Edito: Es mi primer mensaje, así que encantado de estar por aqui.

Necesito comprar algo como esto pero con mando a distancia, y no encuentro nada por ningún sitio.







¿Alguien sabe de alguna tienda bien sea física u on-line donde comprarlo?






También tengo que comprar un splitter HDMI 1-4.


----------



## angelwind (Ene 12, 2011)

fijate en Todovision, Paraná 332. Suelen tener de ese tipo de cosas.
Suerte!


----------



## Dr. Zoidberg (Ene 12, 2011)

angelwind dijo:


> fijate en Todovision, Paraná 332. Suelen tener de ese tipo de cosas.

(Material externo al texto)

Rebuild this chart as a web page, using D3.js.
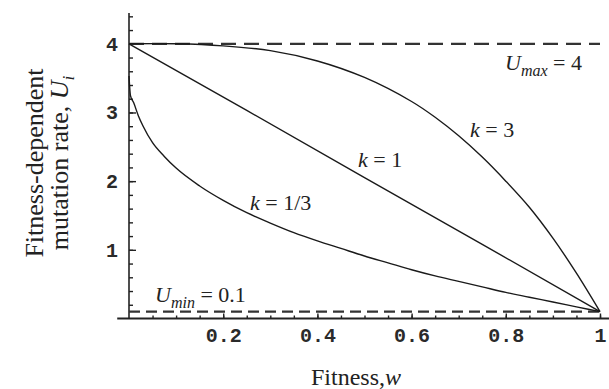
<!DOCTYPE html>
<html><head><meta charset="utf-8">
<script src="https://cdn.jsdelivr.net/npm/d3@7"></script>
<style>
html,body{margin:0;padding:0;background:#fff;}
svg{display:block;}
.tick text{font-family:"Liberation Mono","DejaVu Sans Mono",monospace;font-weight:bold;font-size:20px;fill:#2a2a2a;}
.ann{font-family:"Liberation Serif","Times New Roman",serif;font-size:22px;fill:#222;}
.lab{font-family:"Liberation Serif","Times New Roman",serif;fill:#222;}
</style></head>
<body>
<script>
// ---- data ----
const xMajorTicks = [0.2, 0.4, 0.6, 0.8, 1];
const xTickLabels = ["0.2", "0.4", "0.6", "0.8", "1"];
const yMajorTicks = [1, 2, 3, 4];
const yTickLabels = ["1", "2", "3", "4"];
const Umax = 4;
const Umin = 0.1;

const wK3 = [0, 0.1, 0.2, 0.3, 0.4, 0.5, 0.6, 0.65, 0.7, 0.75, 0.8, 0.85, 0.9, 0.95, 1];
const uK3 = [4.0, 4.0, 3.97, 3.9, 3.75, 3.51, 3.16, 2.93, 2.66, 2.35, 2.0, 1.62, 1.17, 0.66, 0.1];

const wK1 = [0, 0.25, 0.5, 0.75, 1];
const uK1 = [4.0, 3.03, 2.05, 1.08, 0.1];

const wK13 = [0, 0.003, 0.01, 0.02, 0.03, 0.05, 0.075, 0.1, 0.15, 0.2, 0.25, 0.3, 0.35, 0.4, 0.45, 0.5, 0.55, 0.6, 0.65, 0.7, 0.75, 0.8, 0.85, 0.9, 0.95, 1];
const uK13 = [3.53, 3.25, 3.14, 2.95, 2.8, 2.56, 2.36, 2.19, 1.93, 1.72, 1.54, 1.39, 1.25, 1.13, 1.02, 0.91, 0.81, 0.71, 0.62, 0.54, 0.46, 0.38, 0.31, 0.24, 0.17, 0.1];

// ---- layout ----
const W = 609, H = 389;
const svg = d3.select("body").append("svg").attr("width", W).attr("height", H);

const x = d3.scaleLinear().domain([0, 1]).range([129, 600]);
const y = d3.scaleLinear().domain([0, 4]).range([318.5, 43.8]);

// axes lines
svg.append("line").attr("x1", x(-0.025)).attr("x2", W).attr("y1", y(0)).attr("y2", y(0))
  .attr("stroke", "#222").attr("stroke-width", 2);
svg.append("line").attr("x1", x(0)).attr("x2", x(0)).attr("y1", y(0)).attr("y2", y(4.45))
  .attr("stroke", "#222").attr("stroke-width", 1.6);

// minor ticks
const xMinor = d3.range(1, 21).map(i => i * 0.05);
const yMinor = d3.range(1, 23).map(i => i * 0.2);
svg.append("g").attr("transform", `translate(0,${y(0)})`)
  .call(d3.axisBottom(x).tickValues(xMinor).tickSize(-3).tickFormat(""))
  .call(g => g.select(".domain").remove())
  .call(g => g.selectAll("line").attr("stroke", "#222").attr("stroke-width", 1.4));
svg.append("g").attr("transform", `translate(${x(0)},0)`)
  .call(d3.axisLeft(y).tickValues(yMinor).tickSize(-4).tickFormat(""))
  .call(g => g.select(".domain").remove())
  .call(g => g.selectAll("line").attr("stroke", "#222").attr("stroke-width", 1.4));

// major ticks
svg.append("g").attr("transform", `translate(0,${y(0)})`)
  .call(d3.axisBottom(x).tickValues(xMajorTicks).tickSize(-5).tickPadding(9)
    .tickFormat((d, i) => xTickLabels[i]))
  .call(g => g.select(".domain").remove())
  .call(g => g.selectAll("line").attr("stroke", "#222").attr("stroke-width", 1.4));
svg.append("g").attr("transform", `translate(${x(0)},0)`)
  .call(d3.axisLeft(y).tickValues(yMajorTicks).tickSize(-7).tickPadding(11)
    .tickFormat((d, i) => yTickLabels[i]))
  .call(g => g.select(".domain").remove())
  .call(g => g.selectAll("line").attr("stroke", "#222").attr("stroke-width", 1.4));

// dashed reference lines
svg.append("line").attr("x1", x(0)).attr("x2", x(1)).attr("y1", y(Umax)).attr("y2", y(Umax))
  .attr("stroke", "#333").attr("stroke-width", 2.2).attr("stroke-dasharray", "15 8");
svg.append("line").attr("x1", x(0)).attr("x2", x(1)).attr("y1", y(Umin)).attr("y2", y(Umin))
  .attr("stroke", "#333").attr("stroke-width", 2.2).attr("stroke-dasharray", "11 6");

// curves
const mkLine = c => d3.line().x(d => x(d[0])).y(d => y(d[1])).curve(c);
const series = [
  [wK3, uK3, d3.curveCatmullRom.alpha(0.5)],
  [wK1, uK1, d3.curveLinear],
  [wK13, uK13, d3.curveMonotoneX]
];
series.forEach(([ws, us, c]) => {
  svg.append("path").datum(ws.map((w, i) => [w, us[i]]))
    .attr("d", mkLine(c)).attr("fill", "none").attr("stroke", "#1a1a1a").attr("stroke-width", 1.4);
});

// annotations
function kLabel(px, py, val) {
  const t = svg.append("text").attr("class", "ann").attr("x", px).attr("y", py);
  t.append("tspan").attr("font-style", "italic").text("k");
  t.append("tspan").text(" = " + val);
}
kLabel(470, 137, "3");
kLabel(358, 167, "1");
kLabel(250, 210, "1/3");

function uLabel(px, py, sub, val) {
  const t = svg.append("text").attr("class", "ann").attr("x", px).attr("y", py);
  t.append("tspan").attr("font-style", "italic").text("U");
  t.append("tspan").attr("font-style", "italic").attr("font-size", "16px").attr("dy", 6).text(sub);
  t.append("tspan").attr("dy", -6).text(" = " + val);
}
uLabel(505, 70, "max", "4");
uLabel(155, 302, "min", "0.1");

// axis labels
const xl = svg.append("text").attr("class", "lab").attr("font-size", "24px")
  .attr("x", 356).attr("y", 385).attr("text-anchor", "middle");
xl.append("tspan").text("Fitness,");
xl.append("tspan").attr("font-style", "italic").text("w");

const yl = svg.append("g").attr("transform", "translate(0,163) rotate(-90)");
yl.append("text").attr("class", "lab").attr("font-size", "26px")
  .attr("x", 0).attr("y", 43).attr("text-anchor", "middle").text("Fitness-dependent");
const yl2 = yl.append("text").attr("class", "lab").attr("font-size", "26px")
  .attr("x", 0).attr("y", 68).attr("text-anchor", "middle");
yl2.append("tspan").text("mutation rate, ");
yl2.append("tspan").attr("font-style", "italic").text("U");
yl2.append("tspan").attr("font-style", "italic").attr("font-size", "17px").attr("dy", 6).text("i");
</script>
</body></html>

Me parece un poco difícil que vaya allí.... es Cantabria...España supongo....


----------



## angelwind (Ene 12, 2011)

Ostia! que fuí c***ón y g***po***s!!
Eso pasa por pensar que somos el ombligo del mundo...
...¿Es que no lo somos acaso???


----------



## Dr. Zoidberg (Ene 12, 2011)

angelwind dijo:


> Eso pasa por pensar que somos el ombligo del mundo...
> ...*¿Es que no lo somos acaso?*??


Hummmm...parecido....somos un agujero del mundo, pero no sé si precisamente el ombligo


----------



## BoR (Ene 12, 2011)

Perdón, la culpa fue mía que no lo puse claramente que debería ser una tienda on-line.

Un saludo y gracias.


----------